▶ _Recorded data_:
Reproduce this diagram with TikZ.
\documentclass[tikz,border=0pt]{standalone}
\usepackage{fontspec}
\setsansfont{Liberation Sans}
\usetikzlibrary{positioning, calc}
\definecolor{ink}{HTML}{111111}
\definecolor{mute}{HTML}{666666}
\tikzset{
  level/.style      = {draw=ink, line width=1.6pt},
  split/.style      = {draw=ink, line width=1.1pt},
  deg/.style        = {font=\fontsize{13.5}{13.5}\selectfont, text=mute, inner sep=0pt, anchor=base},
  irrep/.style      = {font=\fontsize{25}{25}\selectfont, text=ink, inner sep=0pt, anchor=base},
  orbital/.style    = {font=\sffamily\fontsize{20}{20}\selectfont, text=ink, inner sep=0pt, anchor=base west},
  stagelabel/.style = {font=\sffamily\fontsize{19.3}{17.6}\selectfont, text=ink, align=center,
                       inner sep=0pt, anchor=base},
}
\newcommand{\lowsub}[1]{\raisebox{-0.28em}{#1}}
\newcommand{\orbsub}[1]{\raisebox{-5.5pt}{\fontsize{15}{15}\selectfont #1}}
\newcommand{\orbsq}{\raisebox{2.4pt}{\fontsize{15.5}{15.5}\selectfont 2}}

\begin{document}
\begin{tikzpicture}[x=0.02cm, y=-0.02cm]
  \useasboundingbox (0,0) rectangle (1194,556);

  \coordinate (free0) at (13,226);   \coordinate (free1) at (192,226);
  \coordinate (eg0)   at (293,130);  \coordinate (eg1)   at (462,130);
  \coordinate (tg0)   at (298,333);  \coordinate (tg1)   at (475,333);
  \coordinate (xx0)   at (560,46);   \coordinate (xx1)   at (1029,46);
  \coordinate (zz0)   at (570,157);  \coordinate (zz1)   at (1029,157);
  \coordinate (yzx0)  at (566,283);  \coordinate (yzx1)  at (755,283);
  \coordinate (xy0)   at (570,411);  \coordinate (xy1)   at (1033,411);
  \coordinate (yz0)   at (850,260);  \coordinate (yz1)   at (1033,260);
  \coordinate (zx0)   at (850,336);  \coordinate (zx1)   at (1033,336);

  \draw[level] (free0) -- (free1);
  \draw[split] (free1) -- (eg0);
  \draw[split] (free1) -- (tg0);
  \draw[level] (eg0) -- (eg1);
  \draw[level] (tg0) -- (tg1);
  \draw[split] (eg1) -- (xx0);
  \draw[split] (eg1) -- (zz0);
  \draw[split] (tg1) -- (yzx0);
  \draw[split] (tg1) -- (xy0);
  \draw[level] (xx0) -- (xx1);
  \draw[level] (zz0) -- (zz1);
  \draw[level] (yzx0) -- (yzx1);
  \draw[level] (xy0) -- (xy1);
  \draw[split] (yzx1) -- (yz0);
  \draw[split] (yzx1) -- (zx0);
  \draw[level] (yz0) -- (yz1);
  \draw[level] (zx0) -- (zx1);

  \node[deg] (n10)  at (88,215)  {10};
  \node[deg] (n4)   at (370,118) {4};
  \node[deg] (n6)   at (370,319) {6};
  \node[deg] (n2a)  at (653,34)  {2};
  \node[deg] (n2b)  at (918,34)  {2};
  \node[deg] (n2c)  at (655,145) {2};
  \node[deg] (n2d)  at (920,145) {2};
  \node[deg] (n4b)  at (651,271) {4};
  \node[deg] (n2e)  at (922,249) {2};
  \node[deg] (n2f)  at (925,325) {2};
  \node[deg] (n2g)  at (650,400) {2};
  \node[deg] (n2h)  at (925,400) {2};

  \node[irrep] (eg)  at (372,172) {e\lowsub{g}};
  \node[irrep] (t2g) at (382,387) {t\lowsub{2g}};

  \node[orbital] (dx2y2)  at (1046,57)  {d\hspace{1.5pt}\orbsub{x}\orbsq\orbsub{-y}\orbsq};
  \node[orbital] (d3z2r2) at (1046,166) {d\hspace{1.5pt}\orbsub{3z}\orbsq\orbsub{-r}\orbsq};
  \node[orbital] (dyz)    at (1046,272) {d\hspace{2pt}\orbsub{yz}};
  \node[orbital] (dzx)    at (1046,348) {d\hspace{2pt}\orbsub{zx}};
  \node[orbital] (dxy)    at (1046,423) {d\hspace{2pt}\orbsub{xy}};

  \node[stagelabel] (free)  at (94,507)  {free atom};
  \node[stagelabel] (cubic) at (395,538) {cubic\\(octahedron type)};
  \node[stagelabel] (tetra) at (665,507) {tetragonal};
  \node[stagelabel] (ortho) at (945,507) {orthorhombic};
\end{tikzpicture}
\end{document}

▶ _Written instruction_: Make an exact copy of the data above.

▶ _Correct output_:
Reproduce this diagram with TikZ.
\documentclass[tikz,border=0pt]{standalone}
\usepackage{fontspec}
\setsansfont{Liberation Sans}
\usetikzlibrary{positioning, calc}
\definecolor{ink}{HTML}{111111}
\definecolor{mute}{HTML}{666666}
\tikzset{
  level/.style      = {draw=ink, line width=1.6pt},
  split/.style      = {draw=ink, line width=1.1pt},
  deg/.style        = {font=\fontsize{13.5}{13.5}\selectfont, text=mute, inner sep=0pt, anchor=base},
  irrep/.style      = {font=\fontsize{25}{25}\selectfont, text=ink, inner sep=0pt, anchor=base},
  orbital/.style    = {font=\sffamily\fontsize{20}{20}\selectfont, text=ink, inner sep=0pt, anchor=base west},
  stagelabel/.style = {font=\sffamily\fontsize{19.3}{17.6}\selectfont, text=ink, align=center,
                       inner sep=0pt, anchor=base},
}
\newcommand{\lowsub}[1]{\raisebox{-0.28em}{#1}}
\newcommand{\orbsub}[1]{\raisebox{-5.5pt}{\fontsize{15}{15}\selectfont #1}}
\newcommand{\orbsq}{\raisebox{2.4pt}{\fontsize{15.5}{15.5}\selectfont 2}}

\begin{document}
\begin{tikzpicture}[x=0.02cm, y=-0.02cm]
  \useasboundingbox (0,0) rectangle (1194,556);

  \coordinate (free0) at (13,226);   \coordinate (free1) at (192,226);
  \coordinate (eg0)   at (293,130);  \coordinate (eg1)   at (462,130);
  \coordinate (tg0)   at (298,333);  \coordinate (tg1)   at (475,333);
  \coordinate (xx0)   at (560,46);   \coordinate (xx1)   at (1029,46);
  \coordinate (zz0)   at (570,157);  \coordinate (zz1)   at (1029,157);
  \coordinate (yzx0)  at (566,283);  \coordinate (yzx1)  at (755,283);
  \coordinate (xy0)   at (570,411);  \coordinate (xy1)   at (1033,411);
  \coordinate (yz0)   at (850,260);  \coordinate (yz1)   at (1033,260);
  \coordinate (zx0)   at (850,336);  \coordinate (zx1)   at (1033,336);

  \draw[level] (free0) -- (free1);
  \draw[split] (free1) -- (eg0);
  \draw[split] (free1) -- (tg0);
  \draw[level] (eg0) -- (eg1);
  \draw[level] (tg0) -- (tg1);
  \draw[split] (eg1) -- (xx0);
  \draw[split] (eg1) -- (zz0);
  \draw[split] (tg1) -- (yzx0);
  \draw[split] (tg1) -- (xy0);
  \draw[level] (xx0) -- (xx1);
  \draw[level] (zz0) -- (zz1);
  \draw[level] (yzx0) -- (yzx1);
  \draw[level] (xy0) -- (xy1);
  \draw[split] (yzx1) -- (yz0);
  \draw[split] (yzx1) -- (zx0);
  \draw[level] (yz0) -- (yz1);
  \draw[level] (zx0) -- (zx1);

  \node[deg] (n10)  at (88,215)  {10};
  \node[deg] (n4)   at (370,118) {4};
  \node[deg] (n6)   at (370,319) {6};
  \node[deg] (n2a)  at (653,34)  {2};
  \node[deg] (n2b)  at (918,34)  {2};
  \node[deg] (n2c)  at (655,145) {2};
  \node[deg] (n2d)  at (920,145) {2};
  \node[deg] (n4b)  at (651,271) {4};
  \node[deg] (n2e)  at (922,249) {2};
  \node[deg] (n2f)  at (925,325) {2};
  \node[deg] (n2g)  at (650,400) {2};
  \node[deg] (n2h)  at (925,400) {2};

  \node[irrep] (eg)  at (372,172) {e\lowsub{g}};
  \node[irrep] (t2g) at (382,387) {t\lowsub{2g}};

  \node[orbital] (dx2y2)  at (1046,57)  {d\hspace{1.5pt}\orbsub{x}\orbsq\orbsub{-y}\orbsq};
  \node[orbital] (d3z2r2) at (1046,166) {d\hspace{1.5pt}\orbsub{3z}\orbsq\orbsub{-r}\orbsq};
  \node[orbital] (dyz)    at (1046,272) {d\hspace{2pt}\orbsub{yz}};
  \node[orbital] (dzx)    at (1046,348) {d\hspace{2pt}\orbsub{zx}};
  \node[orbital] (dxy)    at (1046,423) {d\hspace{2pt}\orbsub{xy}};

  \node[stagelabel] (free)  at (94,507)  {free atom};
  \node[stagelabel] (cubic) at (395,538) {cubic\\(octahedron type)};
  \node[stagelabel] (tetra) at (665,507) {tetragonal};
  \node[stagelabel] (ortho) at (945,507) {orthorhombic};
\end{tikzpicture}
\end{document}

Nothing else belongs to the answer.